Doubleplusungood

You just can’t make stuff like this up:

David Brent would never approve. ‘Brainstorming’, the buzzword used by executives to generate ideas among their staff, has been deemed politically incorrect by civil servants because it is thought to be offensive to people with brain disorders.

Instead staff at the Department of Enterprise, Trade and Investment (DETI) in Belfast will use the term ‘thought-showers’ when they get together to think creatively. A spokeswoman said: ‘The DETI does not use the term brainstorming on its training courses on the grounds that it may be deemed pejorative.’

Sources inside the department said there was concern that the term would cause offence to people with epilepsy as well those with brain tumours or brain injuries.

Welcome to our brave new world of political correctness taken to its illogical extreme…

6 thoughts on “Doubleplusungood

  1. Well, I had a stroke some years back, and way before my time they called ’em – you got it – brainstorms. Still, I know what people mean when they say brainstorm, and it does not offend me, not should it.

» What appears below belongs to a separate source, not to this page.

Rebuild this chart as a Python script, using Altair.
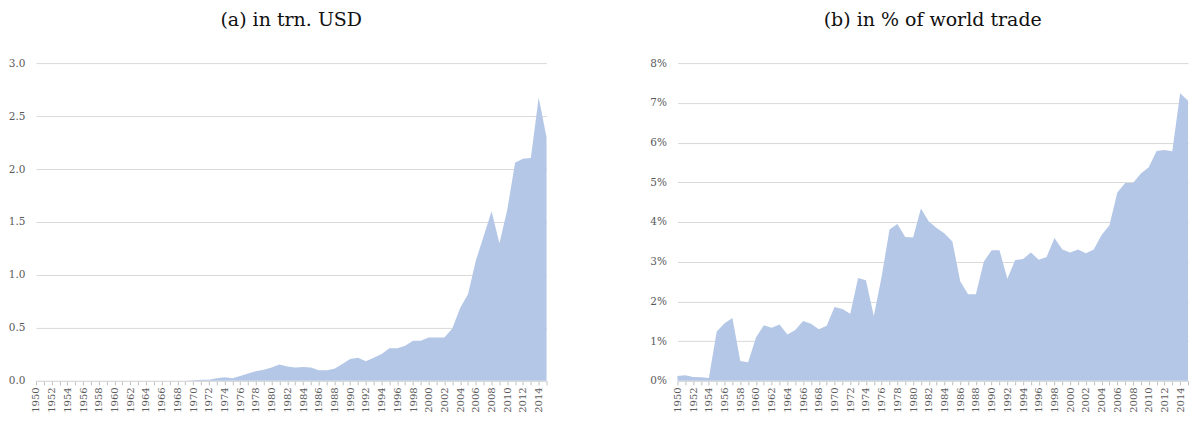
import altair as alt
import pandas as pd

years = list(range(1950, 2016))

usd_trn = [0.0] * 20 + [
    0.005, 0.01, 0.01, 0.025, 0.035, 0.025, 0.045, 0.07, 0.09, 0.105,   # 1970-1979
    0.125, 0.155, 0.135, 0.125, 0.13, 0.125, 0.10, 0.10, 0.115, 0.16,   # 1980-1989
    0.207, 0.217, 0.186, 0.217, 0.254, 0.307, 0.307, 0.331, 0.378, 0.378,  # 1990-1999
    0.409, 0.409, 0.409, 0.495, 0.687, 0.817, 1.136, 1.368, 1.601, 1.30,   # 2000-2009
    1.616, 2.062, 2.096, 2.105, 2.675, 2.30,                            # 2010-2015
]

pct_world = [
    0.12, 0.14, 0.10, 0.09, 0.075, 1.24, 1.45, 1.58, 0.50, 0.47,   # 1950-1959
    1.09, 1.40, 1.34, 1.42, 1.17, 1.28, 1.51, 1.44, 1.30, 1.39,   # 1960-1969
    1.86, 1.81, 1.69, 2.59, 2.53, 1.63, 2.63, 3.81, 3.95, 3.62,   # 1970-1979
    3.61, 4.34, 4.01, 3.85, 3.71, 3.51, 2.51, 2.18, 2.18, 3.00,   # 1980-1989
    3.29, 3.29, 2.57, 3.04, 3.07, 3.23, 3.05, 3.12, 3.60, 3.31,   # 1990-1999
    3.23, 3.31, 3.21, 3.31, 3.67, 3.92, 4.74, 4.98, 4.98, 5.22,   # 2000-2009
    5.38, 5.79, 5.81, 5.78, 7.24, 7.05,                           # 2010-2015
]

titles = ["(a) in trn. USD", "(b) in % of world trade"]
y_ticks_a = [0, 0.5, 1.0, 1.5, 2.0, 2.5, 3.0]
y_ticks_b = [0, 1, 2, 3, 4, 5, 6, 7, 8]

df_a = pd.DataFrame({"year": years, "value": usd_trn})
df_b = pd.DataFrame({"year": years, "value": pct_world})

TFONT = "DejaVu Serif"
AREA = "#b4c7e7"
LABEL = "#595959"

x_axis = alt.Axis(
    values=years,
    labelExpr="datum.value % 2 == 0 ? '' + datum.value : ''",
    labelAngle=-90,
    labelFont=TFONT,
    labelFontSize=10,
    labelColor=LABEL,
    labelOverlap=False,
    labelFlush=False,
    labelPadding=2,
    tickSize=4,
    tickColor="#bfbfbf",
    domainColor="#d9d9d9",
    grid=False,
    title=None,
)

x_enc = alt.X("year:Q", scale=alt.Scale(domain=[1950, 2015], nice=False, zero=False), axis=x_axis)


def y_axis(vals, expr):
    return alt.Axis(
        values=vals,
        labelExpr=expr,
        labelFont=TFONT,
        labelFontSize=10.5,
        labelColor=LABEL,
        labelPadding=11,
        domain=False,
        ticks=False,
        grid=True,
        gridColor="#d9d9d9",
        gridWidth=1,
        title=None,
    )


def title_params(text):
    return alt.TitleParams(
        text=text, font=TFONT, fontSize=19, fontWeight="normal", color="#111111",
        anchor="middle", offset=28,
    )


chart_a = alt.Chart(df_a, title=title_params(titles[0])).mark_area(color=AREA, opacity=1).encode(
    x=x_enc,
    y=alt.Y("value:Q", scale=alt.Scale(domain=[0, 3.0], nice=False),
            axis=y_axis(y_ticks_a, "format(datum.value, '.1f')")),
).properties(width=511, height=318)

chart_b = alt.Chart(df_b, title=title_params(titles[1])).mark_area(color=AREA, opacity=1).encode(
    x=x_enc,
    y=alt.Y("value:Q", scale=alt.Scale(domain=[0, 8], nice=False),
            axis=y_axis(y_ticks_b, "datum.value + '%'")),
).properties(width=511, height=318)

chart = alt.hconcat(chart_a, chart_b, spacing=98).properties(
    padding={"left": 0, "top": 3, "right": 0, "bottom": 0}
).configure_view(stroke=None)

chart.save("out.html", embed_options={"renderer": "svg", "actions": False})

    Thought shower is creepy though. Free association leads to thought(crime) + the “shower” they send you to for committing the thoughtcrime.

    Just a thought…

  2. This is Belfast, Jay, a city largely inhabited by MOPE’s (most oppressed people ever). The cities unionist/protestant and nationalist/catholic residents never seek to score points on how oppressed they are by the other side (be it about the routes of religious parades, the displays of national flags, or the terminology with which one side or the other calls the province). In reality it’s ethnic minorities for whom Belfast is truly a cold house, I’ve personally walked through attacked Chinese districts in South Belfast. My point in this is that in reaction to 80 years of sectarian division, 30 of which invovled an armed insurrection by the modern day brownshirts of IRA/Sinn Fein, this has become a very politically correct city. Sure a lot of its inhabitants don’t behave that way (and are in fact sectarian spides), but official policy in Belfast and the province of Northern Ireland caters to all sorts of victims, ranging from real victims of terror, to these imaginary victims of slur in the office place. I would not worry until some other part of the United Kingdom that doesn’t have so many “victims” walking around adopts this legislation.